From the end of the 15th century, ever more relatives of the Lithuanian magnates established marital relations with the Poles, and the years spent in the Ruler’s court in the young days and common military campaigns strengthened these relations in the life of the court and everyday military life. All that developed the understanding of “common welfare” (res publica) though this conception could mean both the affairs of Lithuania and those of both unionist states. During the time of forming the Union of Lublin the Polish language was the everyday language of the grandees of the Grand Duchy of Lithuania, disputes at the Sejm of Warsaw and Lublin were held in the Polish language. This, however, did not interfere with understanding and using the same Polish-Latin political concepts in a different meaning.

The historical verdict: was it worth shedding tears over Lublin?

In Lublin, the people who knew one another very well, argued heatedly over the conditions of the Union. The speech delivered by John Chodkiewisz that moved the grandees encouraged them to seek for the ultimate compromise. After that everything went on rapidly. After both sides had come to an agreement, a new unionist agreement and a new political formation were born – the Commonwealth of the Two Nations. Following the stormy and stressful negotiations life took its normal course again, the Poles and the Lithuanians adapted themselves to the new conditions quite soon, and the chroniclers of that time mentioned the Union merely as one of the important events of that period. Neither Maciej Stryjkowski (lit.) Motiejus Stryjkovskis nor Albertas Vijūkas-Kojalavičius (pol. Wojciech Wijuk-Kojałowicz) had any disagreements about the date of 1569. The Lithuanian political elite found new forms of political and legal life in the real union during the first decades after the Union of Lublin: the Supreme Tribunal of Lithuania was established, the Third Statute of Lithuania was adopted. Using the language of political symbols the special status of the Grand Duchy of Lithuania and its citizens was established in the same July of 1569, after the Polish Crown (corona regni) had been declared to be ownership of the Lithuanian nation too. The unilateral and ideologised assessment of the Union appeared on the pages of the books written by the historians of the 19th – the 20th centuries. It was then that it was forgotten that the document of the Union was in essence a compromise agreement, that a long and successful period of co-existence followed the difficult negotiations in Warsaw and Lublin.
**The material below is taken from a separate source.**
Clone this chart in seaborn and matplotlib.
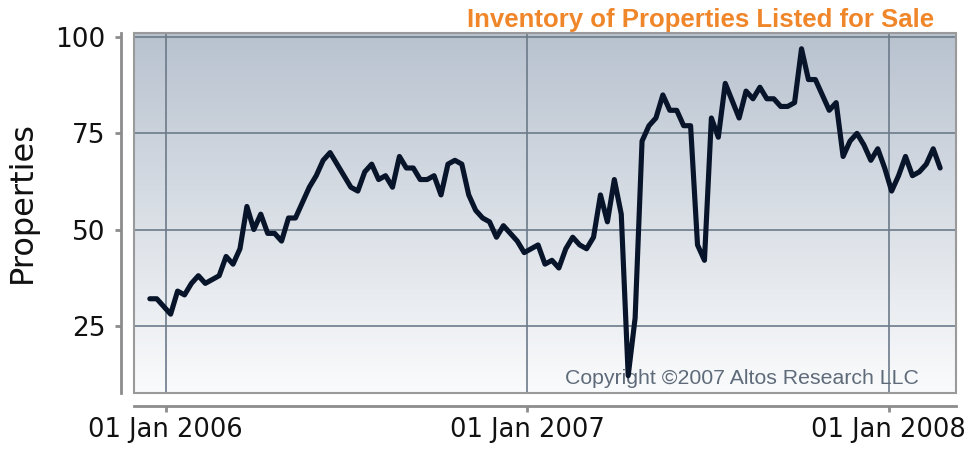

The unilateral and ideologised assessment of the Union appeared on the pages of the books written by the historians of the 19th – the 20th centuries.
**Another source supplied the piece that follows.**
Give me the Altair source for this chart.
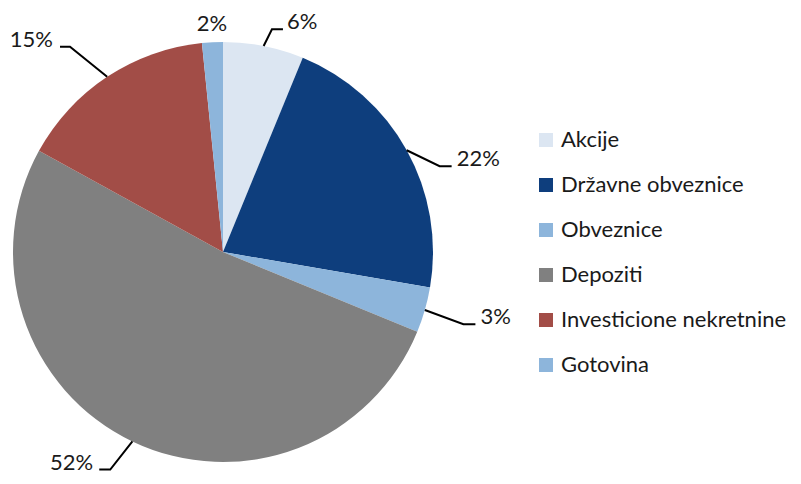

The most eloquent sayings of the envoys of both countries were accentuated in describing the Union: the words of the Treasurer of the Crown Walenty Dembiński about the Grand Duchy of Lithuania as the “new Poland”, the remark of the representative of the Grand Duchy Andrzej Wolan that the Poles wanted to leave only Eišiškės and Maišiagala to the Lithuanians. The atmosphere of the negotiations was lumped together with the history of the Union and gave rise to the forthright assessment of the Union (“tears” of both the Poles and the Lithuanians): it was a supposed victory for the former and a painful loss of the statehood and the “end of history” for the other. Looking at this history from a later perspective one can calmly state that the Union of Poland and Lithuania that existed in different forms for four hundred years was a successful political solution that justified itself and that allowed each country to decide its political future by itself.